**Given request:** Leave out the pictures and print only the lines from the one with "Convert this diagram to TikZ code." through the one with "(cmeml) at (565,463)", exactly as they are.

(Records contained in a dataset)
.....
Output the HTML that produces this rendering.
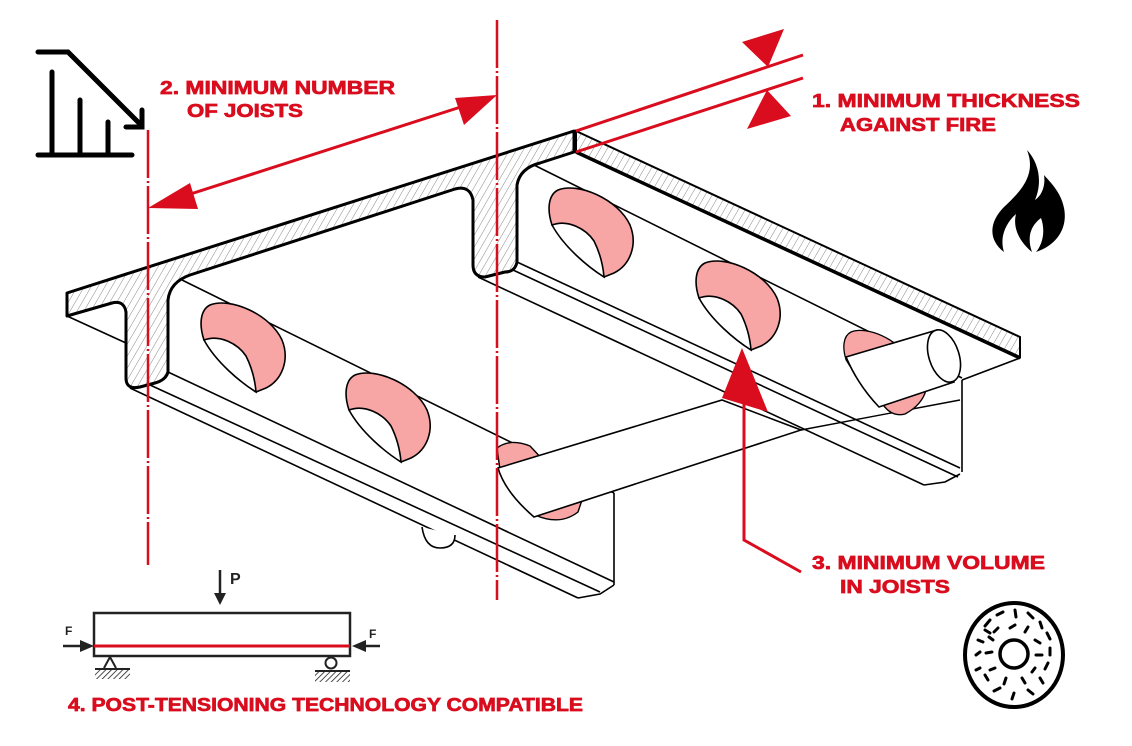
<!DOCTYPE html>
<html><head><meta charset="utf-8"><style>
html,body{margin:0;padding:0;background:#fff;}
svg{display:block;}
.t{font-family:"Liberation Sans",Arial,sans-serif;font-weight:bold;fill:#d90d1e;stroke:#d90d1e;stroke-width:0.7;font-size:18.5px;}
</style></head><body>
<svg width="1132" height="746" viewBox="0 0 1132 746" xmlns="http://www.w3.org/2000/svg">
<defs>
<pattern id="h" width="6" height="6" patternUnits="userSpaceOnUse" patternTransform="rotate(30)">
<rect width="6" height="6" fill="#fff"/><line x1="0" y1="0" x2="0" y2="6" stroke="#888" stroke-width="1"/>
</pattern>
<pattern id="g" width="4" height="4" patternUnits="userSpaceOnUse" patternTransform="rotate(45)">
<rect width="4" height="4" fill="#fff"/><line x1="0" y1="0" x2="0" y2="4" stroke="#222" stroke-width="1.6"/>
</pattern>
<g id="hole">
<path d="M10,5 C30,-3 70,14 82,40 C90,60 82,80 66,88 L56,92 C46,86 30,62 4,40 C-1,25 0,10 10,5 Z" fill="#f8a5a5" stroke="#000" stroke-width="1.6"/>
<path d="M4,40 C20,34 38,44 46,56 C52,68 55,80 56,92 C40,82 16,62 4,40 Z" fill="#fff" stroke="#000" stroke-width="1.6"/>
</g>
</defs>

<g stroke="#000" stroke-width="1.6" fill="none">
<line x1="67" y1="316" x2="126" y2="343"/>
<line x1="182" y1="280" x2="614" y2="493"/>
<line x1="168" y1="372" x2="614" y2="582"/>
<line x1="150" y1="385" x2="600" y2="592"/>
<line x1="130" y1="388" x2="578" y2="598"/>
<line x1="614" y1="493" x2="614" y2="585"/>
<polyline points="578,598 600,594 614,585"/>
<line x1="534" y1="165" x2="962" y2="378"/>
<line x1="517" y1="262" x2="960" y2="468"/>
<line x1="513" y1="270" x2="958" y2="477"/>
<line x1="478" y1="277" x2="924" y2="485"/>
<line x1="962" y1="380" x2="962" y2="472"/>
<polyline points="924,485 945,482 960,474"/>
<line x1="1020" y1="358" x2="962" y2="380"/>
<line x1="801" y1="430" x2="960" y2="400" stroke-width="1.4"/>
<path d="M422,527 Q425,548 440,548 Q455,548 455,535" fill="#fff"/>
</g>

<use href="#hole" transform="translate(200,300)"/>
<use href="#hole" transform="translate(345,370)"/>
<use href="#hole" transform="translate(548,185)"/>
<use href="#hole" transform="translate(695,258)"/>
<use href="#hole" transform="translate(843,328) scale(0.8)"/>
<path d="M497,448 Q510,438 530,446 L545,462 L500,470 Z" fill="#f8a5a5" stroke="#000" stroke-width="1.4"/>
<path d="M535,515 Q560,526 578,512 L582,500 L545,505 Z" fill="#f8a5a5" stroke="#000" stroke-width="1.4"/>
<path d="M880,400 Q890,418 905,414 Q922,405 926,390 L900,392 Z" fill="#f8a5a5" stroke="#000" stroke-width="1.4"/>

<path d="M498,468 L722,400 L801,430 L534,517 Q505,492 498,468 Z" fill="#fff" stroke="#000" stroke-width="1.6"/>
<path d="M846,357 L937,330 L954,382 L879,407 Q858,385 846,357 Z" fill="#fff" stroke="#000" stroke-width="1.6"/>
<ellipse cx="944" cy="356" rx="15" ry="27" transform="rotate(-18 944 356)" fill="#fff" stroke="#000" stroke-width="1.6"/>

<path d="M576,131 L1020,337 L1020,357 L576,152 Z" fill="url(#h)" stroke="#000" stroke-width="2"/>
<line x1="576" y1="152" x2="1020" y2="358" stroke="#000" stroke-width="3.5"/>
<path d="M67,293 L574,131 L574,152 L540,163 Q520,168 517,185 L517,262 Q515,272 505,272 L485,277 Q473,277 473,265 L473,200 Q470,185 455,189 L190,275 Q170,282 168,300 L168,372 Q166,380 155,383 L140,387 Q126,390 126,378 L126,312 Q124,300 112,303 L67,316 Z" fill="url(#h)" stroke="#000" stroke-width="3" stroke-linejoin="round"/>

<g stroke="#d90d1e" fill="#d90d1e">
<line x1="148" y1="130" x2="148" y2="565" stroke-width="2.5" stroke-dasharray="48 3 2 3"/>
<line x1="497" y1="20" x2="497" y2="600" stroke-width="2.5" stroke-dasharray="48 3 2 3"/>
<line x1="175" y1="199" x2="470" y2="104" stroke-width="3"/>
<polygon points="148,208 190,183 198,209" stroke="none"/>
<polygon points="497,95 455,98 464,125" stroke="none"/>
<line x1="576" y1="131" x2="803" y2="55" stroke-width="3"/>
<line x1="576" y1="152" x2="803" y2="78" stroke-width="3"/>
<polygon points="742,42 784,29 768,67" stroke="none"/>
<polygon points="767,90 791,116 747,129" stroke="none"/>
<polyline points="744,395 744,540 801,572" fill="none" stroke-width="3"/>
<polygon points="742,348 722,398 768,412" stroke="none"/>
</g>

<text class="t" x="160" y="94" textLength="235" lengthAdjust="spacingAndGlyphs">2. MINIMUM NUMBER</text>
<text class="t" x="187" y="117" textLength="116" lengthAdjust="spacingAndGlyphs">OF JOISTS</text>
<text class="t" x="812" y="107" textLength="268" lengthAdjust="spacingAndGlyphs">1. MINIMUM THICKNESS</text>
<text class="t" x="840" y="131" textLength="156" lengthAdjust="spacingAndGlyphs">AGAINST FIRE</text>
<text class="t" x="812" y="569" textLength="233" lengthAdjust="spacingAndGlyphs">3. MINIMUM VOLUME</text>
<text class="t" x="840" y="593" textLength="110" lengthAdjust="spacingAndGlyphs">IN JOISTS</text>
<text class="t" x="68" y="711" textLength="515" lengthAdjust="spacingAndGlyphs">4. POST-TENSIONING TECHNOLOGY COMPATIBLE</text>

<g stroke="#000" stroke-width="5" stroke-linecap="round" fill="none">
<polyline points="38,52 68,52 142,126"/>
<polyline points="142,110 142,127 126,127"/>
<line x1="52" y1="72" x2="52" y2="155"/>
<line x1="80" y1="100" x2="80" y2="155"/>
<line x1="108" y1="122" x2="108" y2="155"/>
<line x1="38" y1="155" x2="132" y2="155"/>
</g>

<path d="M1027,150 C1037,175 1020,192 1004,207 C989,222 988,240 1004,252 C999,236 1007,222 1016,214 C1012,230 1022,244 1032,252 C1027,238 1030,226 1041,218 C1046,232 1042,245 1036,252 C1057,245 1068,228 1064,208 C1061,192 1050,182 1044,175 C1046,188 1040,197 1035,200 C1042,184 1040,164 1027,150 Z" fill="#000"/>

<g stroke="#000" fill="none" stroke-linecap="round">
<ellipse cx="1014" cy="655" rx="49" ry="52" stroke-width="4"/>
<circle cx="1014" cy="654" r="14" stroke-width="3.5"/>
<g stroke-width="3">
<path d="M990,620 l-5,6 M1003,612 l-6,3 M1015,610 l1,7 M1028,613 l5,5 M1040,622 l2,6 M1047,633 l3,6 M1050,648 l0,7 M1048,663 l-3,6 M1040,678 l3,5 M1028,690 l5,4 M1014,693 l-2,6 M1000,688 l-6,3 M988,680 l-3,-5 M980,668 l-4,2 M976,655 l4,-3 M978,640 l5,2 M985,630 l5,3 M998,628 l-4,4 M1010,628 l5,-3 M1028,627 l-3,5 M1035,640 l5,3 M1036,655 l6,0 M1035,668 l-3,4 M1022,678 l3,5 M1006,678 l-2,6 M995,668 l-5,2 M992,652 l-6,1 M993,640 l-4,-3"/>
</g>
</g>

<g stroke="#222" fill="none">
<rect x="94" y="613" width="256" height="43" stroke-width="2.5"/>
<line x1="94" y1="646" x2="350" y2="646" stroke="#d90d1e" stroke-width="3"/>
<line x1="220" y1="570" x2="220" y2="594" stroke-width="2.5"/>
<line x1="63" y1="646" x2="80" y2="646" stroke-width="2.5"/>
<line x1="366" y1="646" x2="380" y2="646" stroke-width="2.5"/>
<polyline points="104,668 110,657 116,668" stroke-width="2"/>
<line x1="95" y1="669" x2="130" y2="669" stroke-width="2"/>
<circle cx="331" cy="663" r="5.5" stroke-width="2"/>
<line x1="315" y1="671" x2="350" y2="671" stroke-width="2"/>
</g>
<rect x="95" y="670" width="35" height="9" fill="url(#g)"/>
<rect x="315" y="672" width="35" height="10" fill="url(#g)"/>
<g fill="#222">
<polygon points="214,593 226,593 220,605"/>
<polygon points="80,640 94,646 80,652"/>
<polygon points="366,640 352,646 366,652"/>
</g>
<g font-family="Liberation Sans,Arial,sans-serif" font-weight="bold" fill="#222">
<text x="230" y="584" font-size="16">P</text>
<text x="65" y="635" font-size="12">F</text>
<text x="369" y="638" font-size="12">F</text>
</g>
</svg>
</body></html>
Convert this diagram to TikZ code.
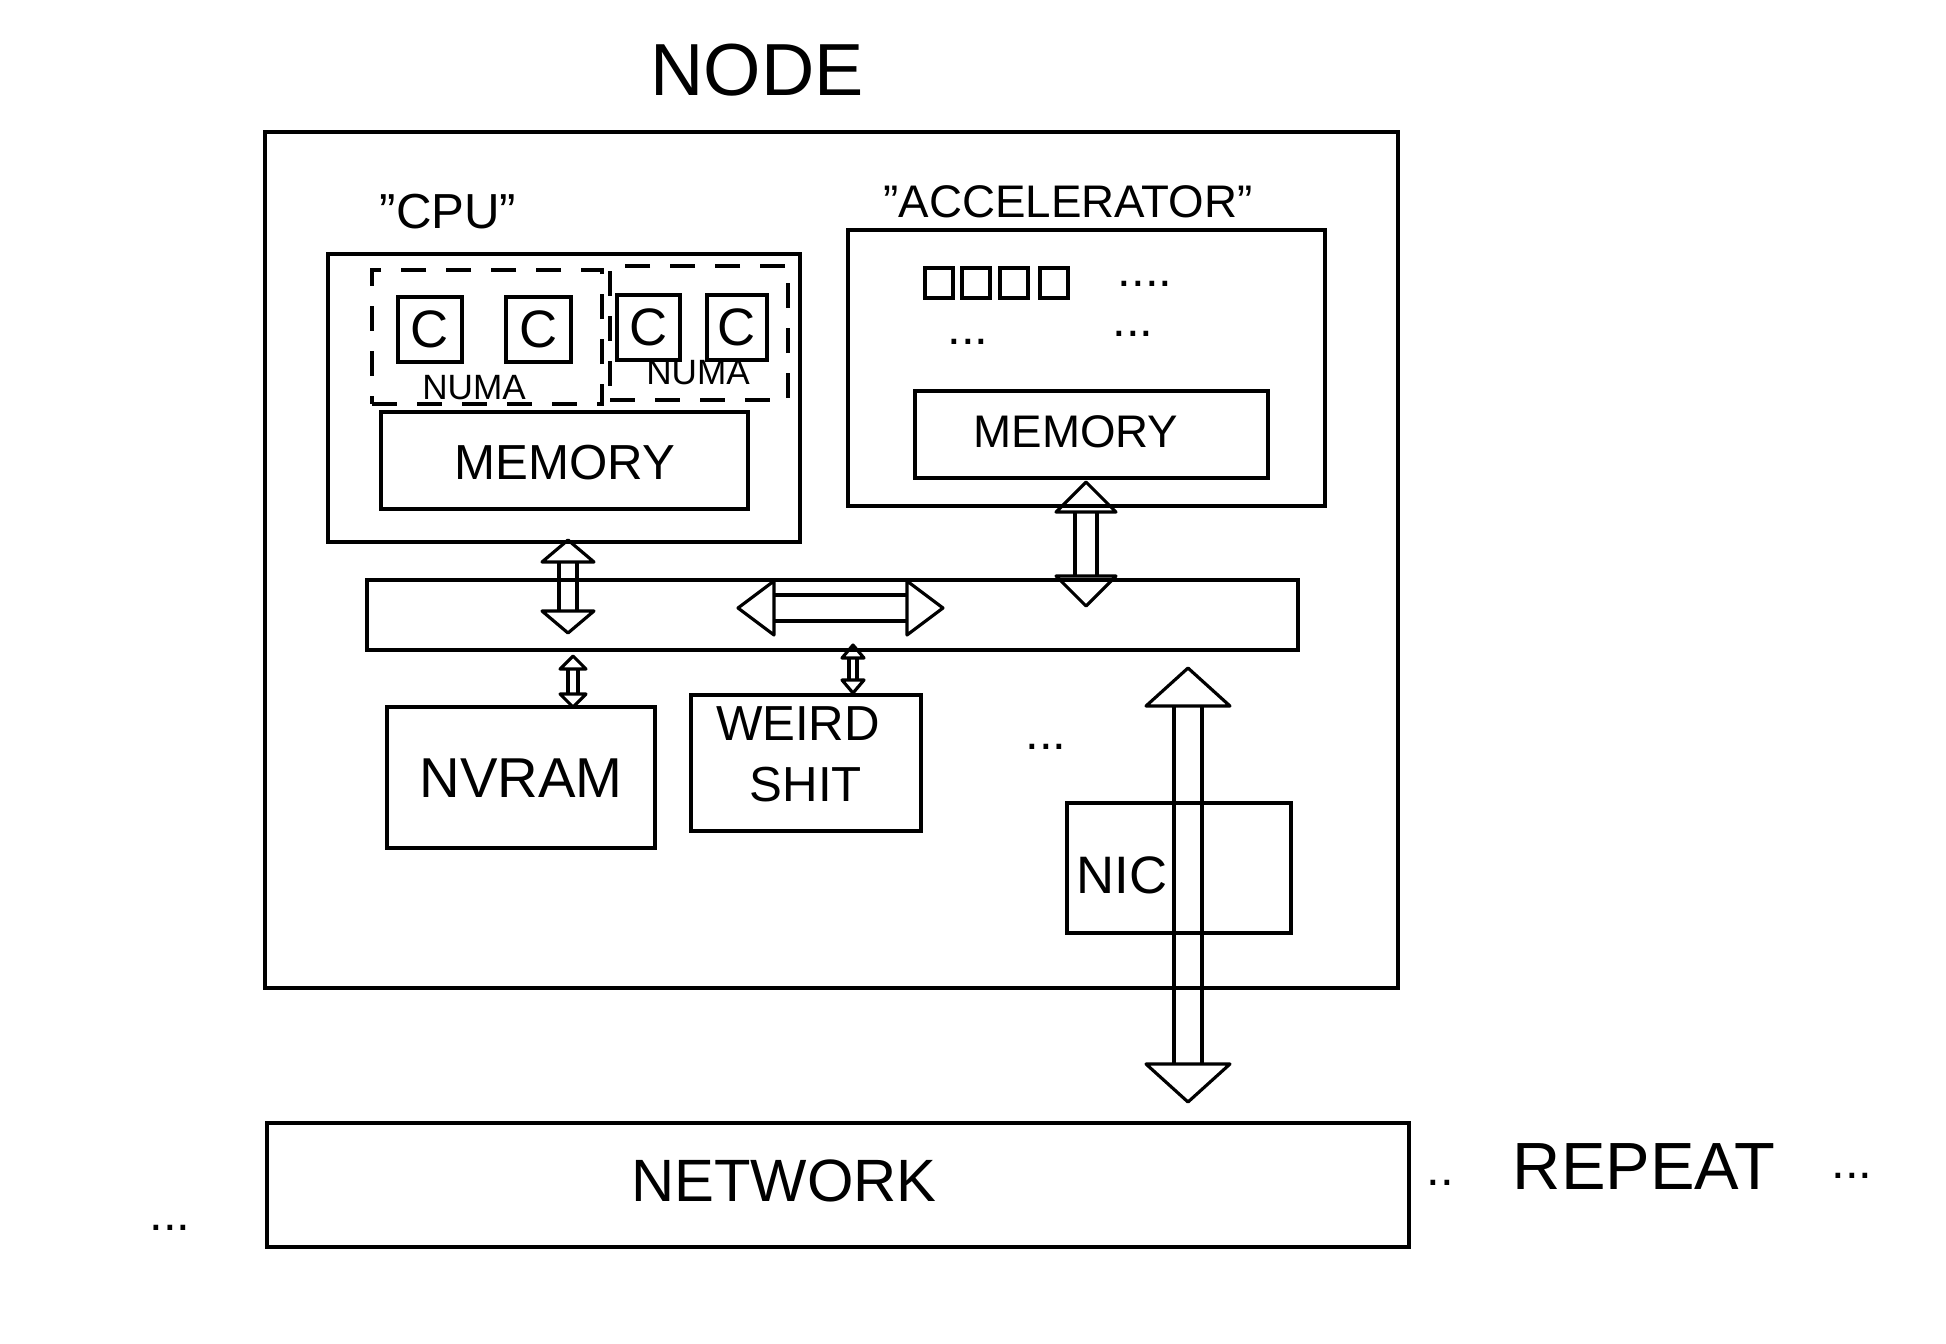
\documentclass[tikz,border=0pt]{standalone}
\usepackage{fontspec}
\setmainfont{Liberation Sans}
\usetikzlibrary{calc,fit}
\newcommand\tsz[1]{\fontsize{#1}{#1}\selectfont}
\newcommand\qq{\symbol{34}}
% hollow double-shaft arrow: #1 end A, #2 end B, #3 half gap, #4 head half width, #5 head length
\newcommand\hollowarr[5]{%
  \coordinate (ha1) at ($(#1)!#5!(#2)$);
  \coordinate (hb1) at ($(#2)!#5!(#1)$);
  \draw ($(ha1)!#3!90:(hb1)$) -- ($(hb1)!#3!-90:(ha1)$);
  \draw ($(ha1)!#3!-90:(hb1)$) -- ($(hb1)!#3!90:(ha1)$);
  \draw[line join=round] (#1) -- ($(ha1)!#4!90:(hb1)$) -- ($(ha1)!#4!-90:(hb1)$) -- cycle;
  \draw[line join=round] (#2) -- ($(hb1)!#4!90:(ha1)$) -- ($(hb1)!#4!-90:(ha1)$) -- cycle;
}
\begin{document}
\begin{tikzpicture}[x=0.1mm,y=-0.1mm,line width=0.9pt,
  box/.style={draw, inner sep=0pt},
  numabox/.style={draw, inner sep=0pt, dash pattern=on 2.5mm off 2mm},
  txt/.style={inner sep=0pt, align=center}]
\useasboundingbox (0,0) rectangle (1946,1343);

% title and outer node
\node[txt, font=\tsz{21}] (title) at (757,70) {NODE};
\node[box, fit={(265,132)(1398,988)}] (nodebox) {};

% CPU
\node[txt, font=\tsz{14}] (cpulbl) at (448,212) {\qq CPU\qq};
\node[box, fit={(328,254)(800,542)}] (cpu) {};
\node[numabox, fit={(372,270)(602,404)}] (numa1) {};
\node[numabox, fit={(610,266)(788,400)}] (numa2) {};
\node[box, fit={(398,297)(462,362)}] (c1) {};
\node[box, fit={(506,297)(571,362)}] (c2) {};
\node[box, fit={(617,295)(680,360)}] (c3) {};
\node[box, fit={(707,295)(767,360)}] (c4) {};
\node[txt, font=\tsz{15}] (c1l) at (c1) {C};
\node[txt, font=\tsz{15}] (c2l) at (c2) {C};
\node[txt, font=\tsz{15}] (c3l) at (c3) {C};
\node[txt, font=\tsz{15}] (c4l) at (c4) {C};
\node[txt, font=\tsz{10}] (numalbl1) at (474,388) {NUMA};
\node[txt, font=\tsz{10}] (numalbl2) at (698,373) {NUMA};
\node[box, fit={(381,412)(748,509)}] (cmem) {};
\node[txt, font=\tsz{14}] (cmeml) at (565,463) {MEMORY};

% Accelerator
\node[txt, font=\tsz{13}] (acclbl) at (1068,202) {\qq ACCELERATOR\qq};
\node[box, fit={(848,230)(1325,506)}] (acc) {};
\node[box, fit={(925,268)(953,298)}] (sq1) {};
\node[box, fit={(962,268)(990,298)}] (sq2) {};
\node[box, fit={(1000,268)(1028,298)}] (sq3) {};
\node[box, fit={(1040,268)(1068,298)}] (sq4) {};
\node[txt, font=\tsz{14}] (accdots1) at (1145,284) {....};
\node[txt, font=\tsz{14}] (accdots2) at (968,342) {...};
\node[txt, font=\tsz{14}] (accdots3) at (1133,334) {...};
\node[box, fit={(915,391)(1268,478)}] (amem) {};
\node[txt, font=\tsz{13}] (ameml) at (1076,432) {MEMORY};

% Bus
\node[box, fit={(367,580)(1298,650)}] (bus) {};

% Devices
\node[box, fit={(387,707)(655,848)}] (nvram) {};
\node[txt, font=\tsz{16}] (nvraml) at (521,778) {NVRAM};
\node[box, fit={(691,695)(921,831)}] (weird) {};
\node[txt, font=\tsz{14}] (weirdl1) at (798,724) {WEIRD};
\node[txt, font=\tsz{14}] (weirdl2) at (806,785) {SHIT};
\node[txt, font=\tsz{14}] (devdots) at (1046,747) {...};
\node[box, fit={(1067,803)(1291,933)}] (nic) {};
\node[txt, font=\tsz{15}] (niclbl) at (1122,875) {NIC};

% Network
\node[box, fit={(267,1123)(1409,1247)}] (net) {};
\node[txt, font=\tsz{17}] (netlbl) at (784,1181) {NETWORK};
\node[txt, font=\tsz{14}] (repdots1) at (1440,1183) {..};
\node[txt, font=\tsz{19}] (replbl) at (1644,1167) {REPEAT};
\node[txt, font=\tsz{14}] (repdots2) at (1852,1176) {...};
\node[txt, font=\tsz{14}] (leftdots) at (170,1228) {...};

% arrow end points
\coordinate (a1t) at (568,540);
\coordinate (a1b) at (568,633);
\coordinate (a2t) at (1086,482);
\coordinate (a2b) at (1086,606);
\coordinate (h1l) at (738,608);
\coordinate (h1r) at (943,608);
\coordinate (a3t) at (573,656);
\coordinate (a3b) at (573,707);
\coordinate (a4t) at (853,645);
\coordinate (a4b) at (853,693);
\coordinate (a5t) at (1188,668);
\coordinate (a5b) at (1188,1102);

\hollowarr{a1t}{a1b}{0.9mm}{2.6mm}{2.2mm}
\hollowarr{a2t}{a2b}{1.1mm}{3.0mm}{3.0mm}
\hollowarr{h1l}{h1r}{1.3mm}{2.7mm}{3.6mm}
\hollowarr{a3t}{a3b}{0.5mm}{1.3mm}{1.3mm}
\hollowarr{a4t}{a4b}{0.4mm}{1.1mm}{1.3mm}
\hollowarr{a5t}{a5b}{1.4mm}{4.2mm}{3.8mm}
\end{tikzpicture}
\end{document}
.....
**Expected answer:**
Convert this diagram to TikZ code.
\documentclass[tikz,border=0pt]{standalone}
\usepackage{fontspec}
\setmainfont{Liberation Sans}
\usetikzlibrary{calc,fit}
\newcommand\tsz[1]{\fontsize{#1}{#1}\selectfont}
\newcommand\qq{\symbol{34}}
% hollow double-shaft arrow: #1 end A, #2 end B, #3 half gap, #4 head half width, #5 head length
\newcommand\hollowarr[5]{%
  \coordinate (ha1) at ($(#1)!#5!(#2)$);
  \coordinate (hb1) at ($(#2)!#5!(#1)$);
  \draw ($(ha1)!#3!90:(hb1)$) -- ($(hb1)!#3!-90:(ha1)$);
  \draw ($(ha1)!#3!-90:(hb1)$) -- ($(hb1)!#3!90:(ha1)$);
  \draw[line join=round] (#1) -- ($(ha1)!#4!90:(hb1)$) -- ($(ha1)!#4!-90:(hb1)$) -- cycle;
  \draw[line join=round] (#2) -- ($(hb1)!#4!90:(ha1)$) -- ($(hb1)!#4!-90:(ha1)$) -- cycle;
}
\begin{document}
\begin{tikzpicture}[x=0.1mm,y=-0.1mm,line width=0.9pt,
  box/.style={draw, inner sep=0pt},
  numabox/.style={draw, inner sep=0pt, dash pattern=on 2.5mm off 2mm},
  txt/.style={inner sep=0pt, align=center}]
\useasboundingbox (0,0) rectangle (1946,1343);

% title and outer node
\node[txt, font=\tsz{21}] (title) at (757,70) {NODE};
\node[box, fit={(265,132)(1398,988)}] (nodebox) {};

% CPU
\node[txt, font=\tsz{14}] (cpulbl) at (448,212) {\qq CPU\qq};
\node[box, fit={(328,254)(800,542)}] (cpu) {};
\node[numabox, fit={(372,270)(602,404)}] (numa1) {};
\node[numabox, fit={(610,266)(788,400)}] (numa2) {};
\node[box, fit={(398,297)(462,362)}] (c1) {};
\node[box, fit={(506,297)(571,362)}] (c2) {};
\node[box, fit={(617,295)(680,360)}] (c3) {};
\node[box, fit={(707,295)(767,360)}] (c4) {};
\node[txt, font=\tsz{15}] (c1l) at (c1) {C};
\node[txt, font=\tsz{15}] (c2l) at (c2) {C};
\node[txt, font=\tsz{15}] (c3l) at (c3) {C};
\node[txt, font=\tsz{15}] (c4l) at (c4) {C};
\node[txt, font=\tsz{10}] (numalbl1) at (474,388) {NUMA};
\node[txt, font=\tsz{10}] (numalbl2) at (698,373) {NUMA};
\node[box, fit={(381,412)(748,509)}] (cmem) {};
\node[txt, font=\tsz{14}] (cmeml) at (565,463) {MEMORY};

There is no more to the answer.